═══ Records provided

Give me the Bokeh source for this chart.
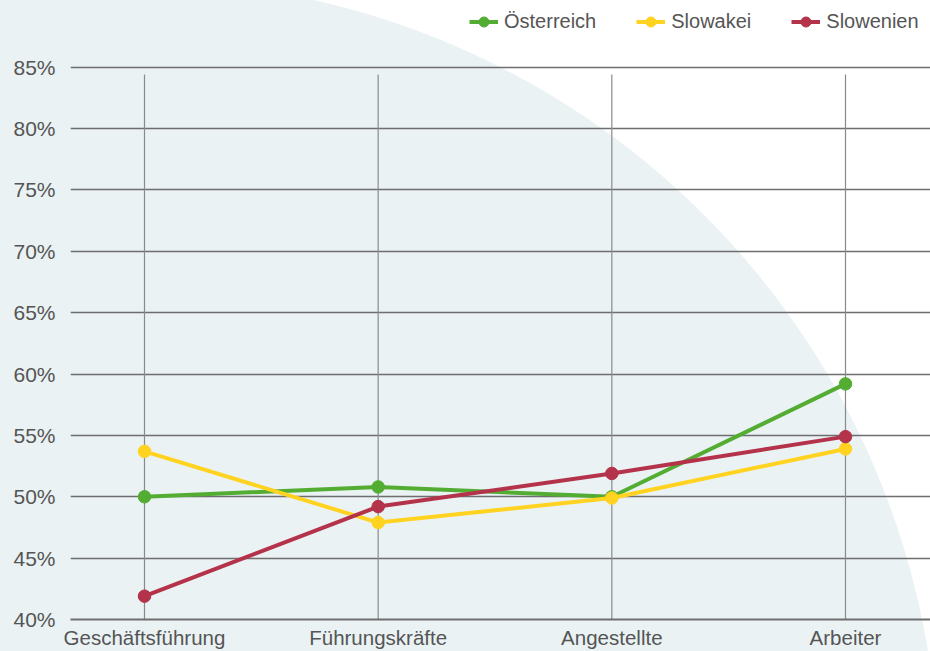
from bokeh.plotting import figure
from bokeh.models import (Range1d, FixedTicker, PrintfTickFormatter, Legend, LegendItem,
                          ColumnDataSource)
from bokeh.embed import file_html
from bokeh.resources import INLINE

# ---- data ----
categories = ["Geschäftsführung", "Führungskräfte", "Angestellte", "Arbeiter"]
series_names = ["Österreich", "Slowakei", "Slowenien"]
oesterreich = [50.0, 50.8, 50.0, 59.2]
slowakei = [53.7, 47.9, 49.9, 53.9]
slowenien = [41.9, 49.2, 51.9, 54.9]
y_ticks = [40, 45, 50, 55, 60, 65, 70, 75, 80, 85]

# ---- styles ----
colors = ["#52AD32", "#FFD31F", "#B4334B"]
FONT = "Liberation Sans"
TEXT = "#555555"
GRID = "#6e6e6e"
BG = "#EAF2F4"

W, H = 930, 651
x_pos = list(range(len(categories)))

p = figure(width=W, height=H, output_backend="svg", toolbar_location=None,
           x_range=Range1d(-0.3167, 3.3638), y_range=Range1d(40, 90.44),
           min_border_left=70, min_border_right=0, min_border_top=0, min_border_bottom=30)
p.outline_line_color = None
p.background_fill_alpha = 0
p.border_fill_alpha = 0
# large light quarter-circle behind the whole chart
p.styles = {"background-color": "#ffffff",
            "background-image": f"radial-gradient(circle 801px at 138px 781px, {BG} 800px, #ffffff 801px)"}

# grids
p.xgrid.visible = False
p.ygrid.ticker = FixedTicker(ticks=y_ticks)
p.ygrid.grid_line_color = GRID
p.ygrid.grid_line_width = 1.5

# vertical category lines
p.segment(x0=x_pos, y0=[y_ticks[0]] * len(x_pos), x1=x_pos, y1=[84.4] * len(x_pos),
          line_color="#8a8a8a", line_width=1.2)

# axes
p.yaxis.ticker = FixedTicker(ticks=y_ticks)
p.yaxis.formatter = PrintfTickFormatter(format="%d%%")
p.yaxis.axis_line_color = None
p.yaxis.major_tick_line_color = None
p.yaxis.minor_tick_line_color = None
p.yaxis.major_label_text_font = FONT
p.yaxis.major_label_text_font_size = "21px"
p.yaxis.major_label_text_color = TEXT
p.yaxis.major_label_standoff = 9

p.xaxis.ticker = FixedTicker(ticks=x_pos)
p.xaxis.major_label_overrides = {i: c for i, c in enumerate(categories)}
p.xaxis.axis_line_color = GRID
p.xaxis.axis_line_width = 2
p.xaxis.major_tick_line_color = None
p.xaxis.minor_tick_line_color = None
p.xaxis.major_label_text_font = FONT
p.xaxis.major_label_text_font_size = "20.5px"
p.xaxis.major_label_text_color = TEXT
p.xaxis.major_label_text_line_height = 0.5
p.xaxis.major_label_standoff = 0

items = []
for name, vals, col in zip(series_names, [oesterreich, slowakei, slowenien], colors):
    src = ColumnDataSource(dict(x=x_pos, y=vals))
    ln = p.line("x", "y", source=src, line_color=col, line_width=4)
    sc = p.scatter("x", "y", source=src, size=12.5, fill_color=col, line_color=col)
    items.append(LegendItem(label=name, renderers=[ln, sc]))

legend = Legend(items=items, orientation="horizontal", location=(399, 585),
                label_text_font=FONT, label_text_font_size="20px", label_text_color=TEXT,
                glyph_width=29, glyph_height=25, label_height=25, label_standoff=6,
                spacing=40, padding=0, margin=0, border_line_alpha=0,
                background_fill_alpha=0)
p.add_layout(legend, "center")

open("out.html", "w").write(file_html(p, INLINE))
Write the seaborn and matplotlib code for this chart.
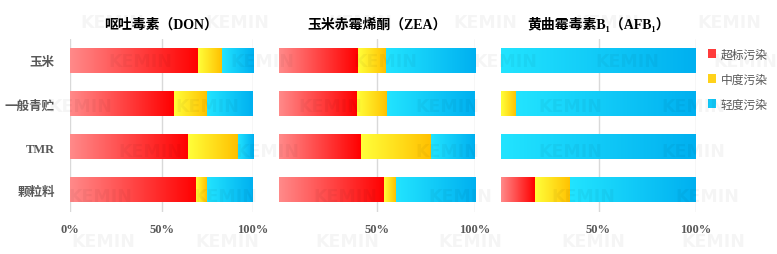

══════

**Instructions to follow**: Give back exactly the lines from the first line of the data through the line with "801px at 138px", pictures excluded.

**Exercise response**:
Give me the Bokeh source for this chart.
from bokeh.plotting import figure
from bokeh.models import (Range1d, FixedTicker, PrintfTickFormatter, Legend, LegendItem,
                          ColumnDataSource)
from bokeh.embed import file_html
from bokeh.resources import INLINE

# ---- data ----
categories = ["Geschäftsführung", "Führungskräfte", "Angestellte", "Arbeiter"]
series_names = ["Österreich", "Slowakei", "Slowenien"]
oesterreich = [50.0, 50.8, 50.0, 59.2]
slowakei = [53.7, 47.9, 49.9, 53.9]
slowenien = [41.9, 49.2, 51.9, 54.9]
y_ticks = [40, 45, 50, 55, 60, 65, 70, 75, 80, 85]

# ---- styles ----
colors = ["#52AD32", "#FFD31F", "#B4334B"]
FONT = "Liberation Sans"
TEXT = "#555555"
GRID = "#6e6e6e"
BG = "#EAF2F4"

W, H = 930, 651
x_pos = list(range(len(categories)))

p = figure(width=W, height=H, output_backend="svg", toolbar_location=None,
           x_range=Range1d(-0.3167, 3.3638), y_range=Range1d(40, 90.44),
           min_border_left=70, min_border_right=0, min_border_top=0, min_border_bottom=30)
p.outline_line_color = None
p.background_fill_alpha = 0
p.border_fill_alpha = 0
# large light quarter-circle behind the whole chart
p.styles = {"background-color": "#ffffff",
            "background-image": f"radial-gradient(circle 801px at 138px 781px, {BG} 800px, #ffffff 801px)"}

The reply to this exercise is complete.